The Big Idea was that vast - and I do mean vast - areas of the rural, western U.S. would be riddled with underground tunnels, through which large MX missiles would move, night and day, in a cat-and-mouse game to prevent the Russians from ever locating the missiles closely enough to make a first strike practical. If we needed to nuke the U.S.S.R., hydraulic rams would break through the tunnels, punch through the overlying dirt and prop the missiles up. Then the missiles' solid fuel rockets would quickly take the nuclear warheads to where they could do the most damage.
The desire was to make the U.S. nuclear deterrent invulnerable to a Soviet first strike. Improvements in Soviet missile guidance, coupled with huge Soviet warhead sizes, were calling into question whether the U.S. land-based missiles could survive a Soviet first strike.

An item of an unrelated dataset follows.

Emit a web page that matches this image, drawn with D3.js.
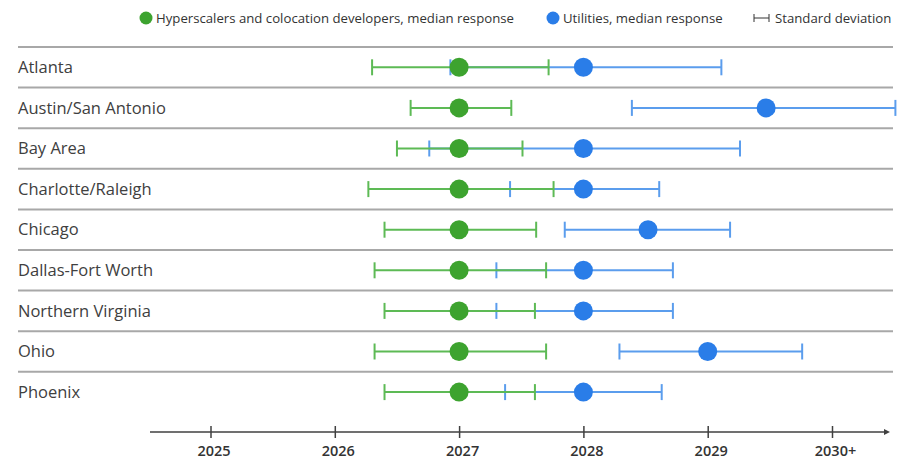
<!DOCTYPE html>
<html>
<head>
<meta charset="utf-8">
<script src="https://cdn.jsdelivr.net/npm/d3@7"></script>
<style>
  body { margin: 0; background: #fff; }
  svg { display: block; font-family: "Open Sans", sans-serif; }
</style>
</head>
<body>
<script>
var cities = ["Atlanta", "Austin/San Antonio", "Bay Area", "Charlotte/Raleigh", "Chicago",
              "Dallas-Fort Worth", "Northern Virginia", "Ohio", "Phoenix"];

// hyperscalers and colocation developers
var hyperMedian = [2027, 2027, 2027, 2027, 2027, 2027, 2027, 2027, 2027];
var hyperLow    = [2026.30, 2026.61, 2026.50, 2026.27, 2026.40, 2026.32, 2026.40, 2026.32, 2026.40];
var hyperHigh   = [2027.72, 2027.42, 2027.51, 2027.76, 2027.62, 2027.70, 2027.61, 2027.70, 2027.61];

// utilities
var utilMedian = [2028, 2029.47, 2028, 2028, 2028.52, 2028, 2028, 2029, 2028];
var utilLow    = [2026.93, 2028.39, 2026.76, 2027.41, 2027.85, 2027.30, 2027.30, 2028.29, 2027.37];
var utilHigh   = [2029.11, 2030.51, 2029.26, 2028.61, 2029.18, 2028.72, 2028.72, 2029.76, 2028.63];

var years = [2025, 2026, 2027, 2028, 2029, 2030];

var width = 897, height = 462;
var greenDot = "#3da32f", greenLine = "#5dba55";
var blueDot = "#2a7de8", blueLine = "#5b9ded";

var svg = d3.select("body").append("svg")
    .attr("width", width)
    .attr("height", height);

var x = d3.scaleLinear().domain([2025, 2030]).range([210.5, 832]);
var y = d3.scaleBand().domain(cities).range([47, 412.4]);

// row separators
svg.selectAll("line.sep")
  .data(cities)
  .enter().append("line")
  .attr("class", "sep")
  .attr("x1", 18).attr("x2", 893)
  .attr("y1", function(d) { return y(d); })
  .attr("y2", function(d) { return y(d); })
  .attr("stroke", "#a8a8a8")
  .attr("stroke-width", 2);

// city labels
svg.selectAll("text.city")
  .data(cities)
  .enter().append("text")
  .attr("class", "city")
  .attr("x", 18)
  .attr("y", function(d) { return y(d) + y.bandwidth() / 2; })
  .attr("dy", "0.35em")
  .attr("font-size", 16.5)
  .attr("fill", "#404040")
  .text(function(d) { return d; });

function errorBars(lo, hi, color, cls) {
  var g = svg.selectAll("g." + cls)
    .data(cities)
    .enter().append("g")
    .attr("class", cls)
    .attr("transform", function(d) { return "translate(0," + (y(d) + y.bandwidth() / 2) + ")"; });
  g.append("line")
    .attr("x1", function(d, i) { return x(lo[i]); })
    .attr("x2", function(d, i) { return x(hi[i]); })
    .attr("stroke", color).attr("stroke-width", 2);
  g.append("line")
    .attr("x1", function(d, i) { return x(lo[i]); })
    .attr("x2", function(d, i) { return x(lo[i]); })
    .attr("y1", -8).attr("y2", 8)
    .attr("stroke", color).attr("stroke-width", 2);
  g.append("line")
    .attr("x1", function(d, i) { return x(hi[i]); })
    .attr("x2", function(d, i) { return x(hi[i]); })
    .attr("y1", -8).attr("y2", 8)
    .attr("stroke", color).attr("stroke-width", 2);
}

errorBars(utilLow, utilHigh, blueLine, "uerr");
errorBars(hyperLow, hyperHigh, greenLine, "herr");

function dots(vals, color) {
  svg.append("g").selectAll("circle")
    .data(cities)
    .enter().append("circle")
    .attr("cx", function(d, i) { return x(vals[i]); })
    .attr("cy", function(d) { return y(d) + y.bandwidth() / 2; })
    .attr("r", 9.5)
    .attr("fill", color);
}
dots(utilMedian, blueDot);
dots(hyperMedian, greenDot);

// x axis
var axisY = 432;
svg.append("defs").append("marker")
  .attr("id", "arrow")
  .attr("viewBox", "0 0 10 10")
  .attr("refX", 0).attr("refY", 5)
  .attr("markerWidth", 4).attr("markerHeight", 4)
  .attr("orient", "auto")
  .append("path")
  .attr("d", "M0,0L10,5L0,10Z")
  .attr("fill", "#404040");

svg.append("line")
  .attr("x1", 150).attr("x2", 884)
  .attr("y1", axisY).attr("y2", axisY)
  .attr("stroke", "#404040").attr("stroke-width", 1.5)
  .attr("marker-end", "url(#arrow)");

var xAxis = d3.axisBottom(x)
  .tickValues(years)
  .tickSize(6)
  .tickPadding(8)
  .tickFormat(function(d) { return d === 2030 ? "2030+" : d; });

var axisG = svg.append("g")
  .attr("transform", "translate(0," + axisY + ")")
  .call(xAxis);
axisG.select(".domain").remove();
axisG.selectAll(".tick line").attr("y1", -6).attr("y2", 6).attr("stroke", "#404040").attr("stroke-width", 1.5);
axisG.selectAll(".tick text")
  .attr("font-family", "'Open Sans', sans-serif")
  .attr("font-size", 14.5)
  .attr("font-weight", 600)
  .attr("fill", "#333")
  .attr("dx", 3);

// legend
var ly = 18;
var legend = svg.append("g").attr("font-size", 13.2).attr("fill", "#333");
legend.append("circle").attr("cx", 146).attr("cy", ly).attr("r", 6.5).attr("fill", greenDot);
legend.append("text").attr("x", 156).attr("y", ly).attr("dy", "0.35em")
  .text("Hyperscalers and colocation developers, median response");
legend.append("circle").attr("cx", 553).attr("cy", ly).attr("r", 6.5).attr("fill", blueDot);
legend.append("text").attr("x", 563).attr("y", ly).attr("dy", "0.35em")
  .text("Utilities, median response");
legend.append("line").attr("x1", 754).attr("x2", 769).attr("y1", ly).attr("y2", ly).attr("stroke", "#333");
legend.append("line").attr("x1", 754).attr("x2", 754).attr("y1", ly - 4).attr("y2", ly + 4).attr("stroke", "#333");
legend.append("line").attr("x1", 769).attr("x2", 769).attr("y1", ly - 4).attr("y2", ly + 4).attr("stroke", "#333");
legend.append("text").attr("x", 775).attr("y", ly).attr("dy", "0.35em")
  .text("Standard deviation");
</script>
</body>
</html>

There was a fantasy element to the whole project. The first-strike potential was worrisome, of course, but since we already had missiles on virtually-undetectable submarines, the urgency of the project seemed overdrawn - doubly so given the small size of the individual American MX warheads (tens of kilotons, if I recall correctly) doing the attack.
Fantasy-like elements reared their heads up all the time. One day, I asked my boss what he was doing. He said he was trying to evaluate, if a hundred Soviet nuclear warheads detonated simultaneously in a typical western U.S. Basin-and-Range valley, whether one could simultaneously drive a tank through a mountain pass into the valley, or whether the tank would be blown off the winding road by the winds howling through the pass. "Oh," was all I could muster in reply.
The Reagan Administration eventually decided to place the MX in silos instead, and severely cut back on the number of missiles ordered. The NY Times article implies the decision to back off the underground-tunnel idea was forced by western governors, who did not relish turning a quarter of each of their states into military reservations for the MX tunnel network. And who could blame the governors? I have no doubt that there was some pressure there.
Nevertheless, my memory is of something quite different. I heard a story that the engineers had discovered a horrible fact: the interlocked tubular network exposed a new vulnerability. The tubes could be designed to withstand the tremendous overpressures of shock waves travelling through the tubes resulting from Soviet atomic detonations in the network, but the underpressures immediately following the shock waves were another problem altogether: the tubes would crumple instantly, like a Bill Murray anti-gopher 'Caddyshack' fantasy, trapping and damaging all the American missiles at once. One well-placed Soviet bomb could wipe out an entire network.
So, then, the hawkish fantasists of the Reagan Administration were forced by an inhospitable political environment and an uncomfortable technical reality to scratch the tubular network, and treat the MX program not as a technical revolution but as just a missile upgrade, and put the missiles into still-potentially-vulnerable silos.
Billions spent, and pretty much wasted!
I wonder if the even-more hawkish and even-greater fantasy-ridden Bush Administration could ever be forced by an uncomfortable reality to scratch a particular approach to a weapons program (missile interceptors, anyone?)